THE EXERCISE ::
Reproduce the material word for word; the images stay out.
__________
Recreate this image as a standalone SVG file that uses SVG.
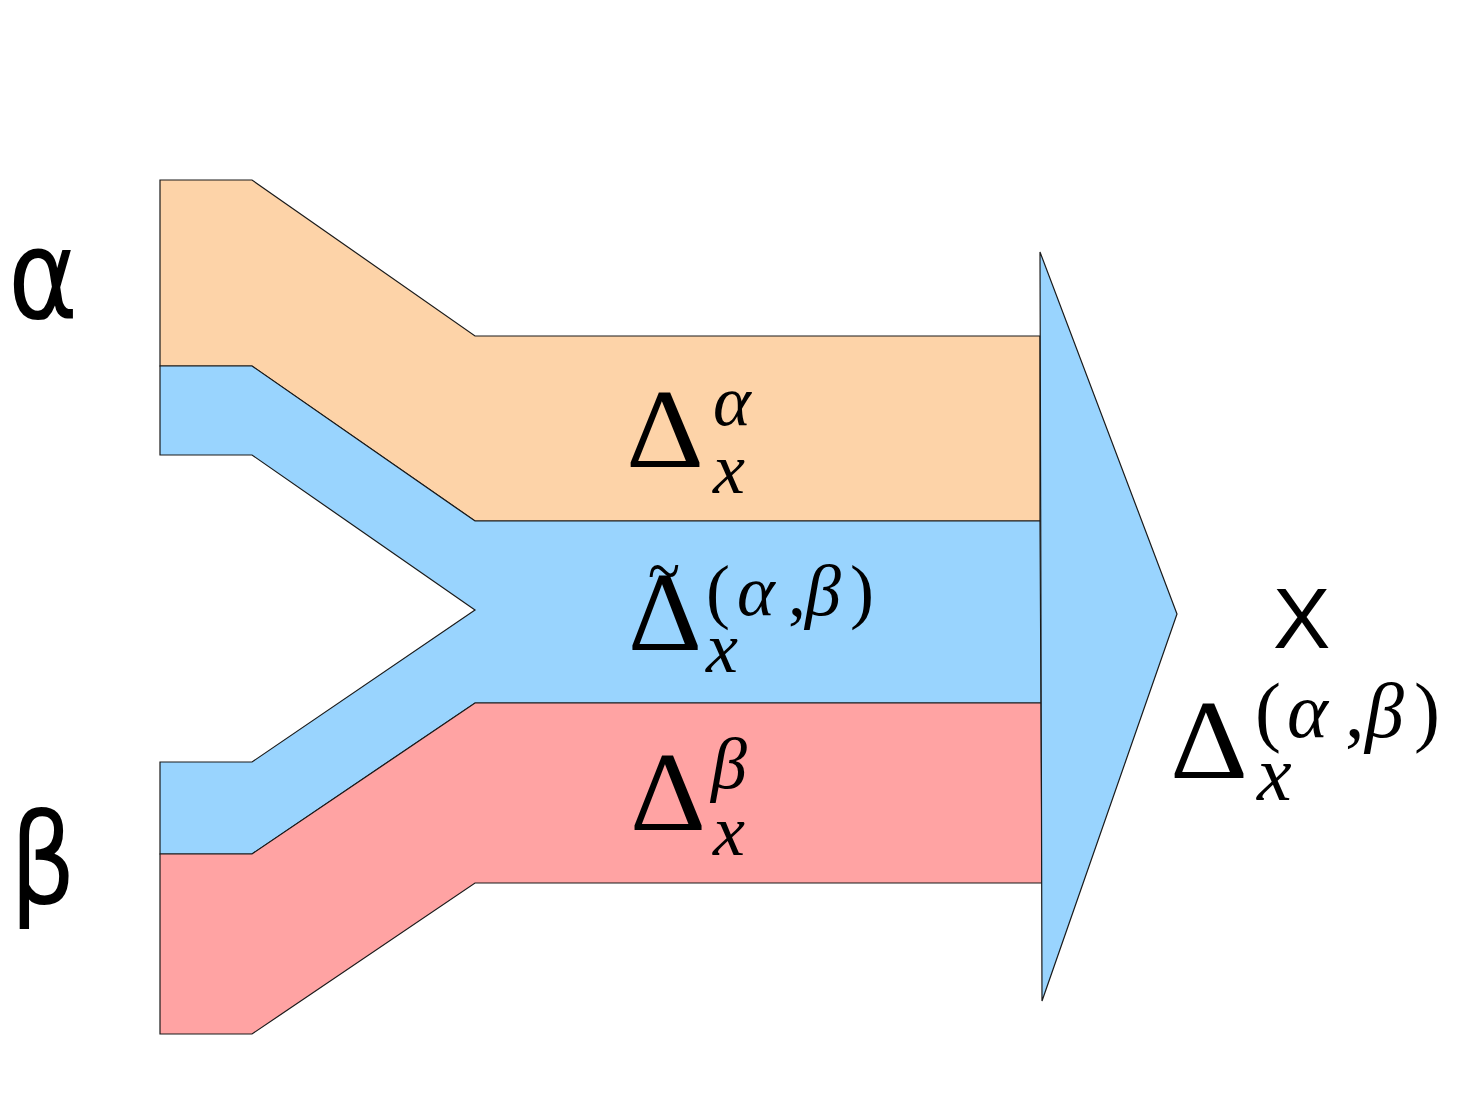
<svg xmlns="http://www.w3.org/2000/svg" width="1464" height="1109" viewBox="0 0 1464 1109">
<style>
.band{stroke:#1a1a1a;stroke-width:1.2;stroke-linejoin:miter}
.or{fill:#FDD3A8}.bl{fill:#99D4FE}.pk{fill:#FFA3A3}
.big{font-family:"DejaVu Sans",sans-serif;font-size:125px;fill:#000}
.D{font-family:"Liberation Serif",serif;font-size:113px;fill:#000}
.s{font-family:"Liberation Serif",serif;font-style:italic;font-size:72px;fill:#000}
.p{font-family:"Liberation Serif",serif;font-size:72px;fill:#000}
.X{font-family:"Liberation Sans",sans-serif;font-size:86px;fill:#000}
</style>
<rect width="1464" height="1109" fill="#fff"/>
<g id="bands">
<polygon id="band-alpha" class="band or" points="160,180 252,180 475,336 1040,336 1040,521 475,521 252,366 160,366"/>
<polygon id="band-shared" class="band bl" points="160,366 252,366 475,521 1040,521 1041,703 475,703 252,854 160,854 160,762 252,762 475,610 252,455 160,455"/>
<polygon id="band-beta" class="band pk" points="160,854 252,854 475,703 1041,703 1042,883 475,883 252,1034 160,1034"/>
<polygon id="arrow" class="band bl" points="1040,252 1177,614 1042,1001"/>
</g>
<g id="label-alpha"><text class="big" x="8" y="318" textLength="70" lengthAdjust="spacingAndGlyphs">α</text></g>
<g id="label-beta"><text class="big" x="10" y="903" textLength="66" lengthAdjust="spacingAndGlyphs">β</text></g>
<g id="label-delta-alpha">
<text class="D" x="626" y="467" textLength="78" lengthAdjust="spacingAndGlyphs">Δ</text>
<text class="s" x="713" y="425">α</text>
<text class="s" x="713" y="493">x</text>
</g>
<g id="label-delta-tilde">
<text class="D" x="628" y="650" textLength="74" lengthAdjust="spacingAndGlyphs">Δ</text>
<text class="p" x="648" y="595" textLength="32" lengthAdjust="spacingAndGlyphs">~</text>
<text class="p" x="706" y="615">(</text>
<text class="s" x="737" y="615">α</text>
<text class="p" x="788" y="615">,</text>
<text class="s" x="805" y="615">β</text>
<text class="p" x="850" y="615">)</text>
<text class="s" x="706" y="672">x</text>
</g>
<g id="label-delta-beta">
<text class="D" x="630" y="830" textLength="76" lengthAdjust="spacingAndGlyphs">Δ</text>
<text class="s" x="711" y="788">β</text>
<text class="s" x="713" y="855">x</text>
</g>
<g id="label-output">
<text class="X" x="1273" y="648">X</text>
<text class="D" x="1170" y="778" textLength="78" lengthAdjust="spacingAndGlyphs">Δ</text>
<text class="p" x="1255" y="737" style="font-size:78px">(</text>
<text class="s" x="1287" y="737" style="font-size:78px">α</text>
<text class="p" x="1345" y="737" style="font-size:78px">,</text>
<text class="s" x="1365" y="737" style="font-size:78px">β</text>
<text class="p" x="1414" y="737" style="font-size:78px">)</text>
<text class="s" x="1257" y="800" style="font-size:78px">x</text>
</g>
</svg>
__________
FULL SOLUTION ::
Recreate this image as a standalone SVG file that uses SVG.
<svg xmlns="http://www.w3.org/2000/svg" width="1464" height="1109" viewBox="0 0 1464 1109">
<style>
.band{stroke:#1a1a1a;stroke-width:1.2;stroke-linejoin:miter}
.or{fill:#FDD3A8}.bl{fill:#99D4FE}.pk{fill:#FFA3A3}
.big{font-family:"DejaVu Sans",sans-serif;font-size:125px;fill:#000}
.D{font-family:"Liberation Serif",serif;font-size:113px;fill:#000}
.s{font-family:"Liberation Serif",serif;font-style:italic;font-size:72px;fill:#000}
.p{font-family:"Liberation Serif",serif;font-size:72px;fill:#000}
.X{font-family:"Liberation Sans",sans-serif;font-size:86px;fill:#000}
</style>
<rect width="1464" height="1109" fill="#fff"/>
<g id="bands">
<polygon id="band-alpha" class="band or" points="160,180 252,180 475,336 1040,336 1040,521 475,521 252,366 160,366"/>
<polygon id="band-shared" class="band bl" points="160,366 252,366 475,521 1040,521 1041,703 475,703 252,854 160,854 160,762 252,762 475,610 252,455 160,455"/>
<polygon id="band-beta" class="band pk" points="160,854 252,854 475,703 1041,703 1042,883 475,883 252,1034 160,1034"/>
<polygon id="arrow" class="band bl" points="1040,252 1177,614 1042,1001"/>
</g>
<g id="label-alpha"><text class="big" x="8" y="318" textLength="70" lengthAdjust="spacingAndGlyphs">α</text></g>
<g id="label-beta"><text class="big" x="10" y="903" textLength="66" lengthAdjust="spacingAndGlyphs">β</text></g>
<g id="label-delta-alpha">
<text class="D" x="626" y="467" textLength="78" lengthAdjust="spacingAndGlyphs">Δ</text>
<text class="s" x="713" y="425">α</text>
<text class="s" x="713" y="493">x</text>
</g>
<g id="label-delta-tilde">
<text class="D" x="628" y="650" textLength="74" lengthAdjust="spacingAndGlyphs">Δ</text>
<text class="p" x="648" y="595" textLength="32" lengthAdjust="spacingAndGlyphs">~</text>
<text class="p" x="706" y="615">(</text>
<text class="s" x="737" y="615">α</text>
<text class="p" x="788" y="615">,</text>
<text class="s" x="805" y="615">β</text>
<text class="p" x="850" y="615">)</text>
<text class="s" x="706" y="672">x</text>
</g>
<g id="label-delta-beta">
<text class="D" x="630" y="830" textLength="76" lengthAdjust="spacingAndGlyphs">Δ</text>
<text class="s" x="711" y="788">β</text>
<text class="s" x="713" y="855">x</text>
</g>
<g id="label-output">
<text class="X" x="1273" y="648">X</text>
<text class="D" x="1170" y="778" textLength="78" lengthAdjust="spacingAndGlyphs">Δ</text>
<text class="p" x="1255" y="737" style="font-size:78px">(</text>
<text class="s" x="1287" y="737" style="font-size:78px">α</text>
<text class="p" x="1345" y="737" style="font-size:78px">,</text>
<text class="s" x="1365" y="737" style="font-size:78px">β</text>
<text class="p" x="1414" y="737" style="font-size:78px">)</text>
<text class="s" x="1257" y="800" style="font-size:78px">x</text>
</g>
</svg>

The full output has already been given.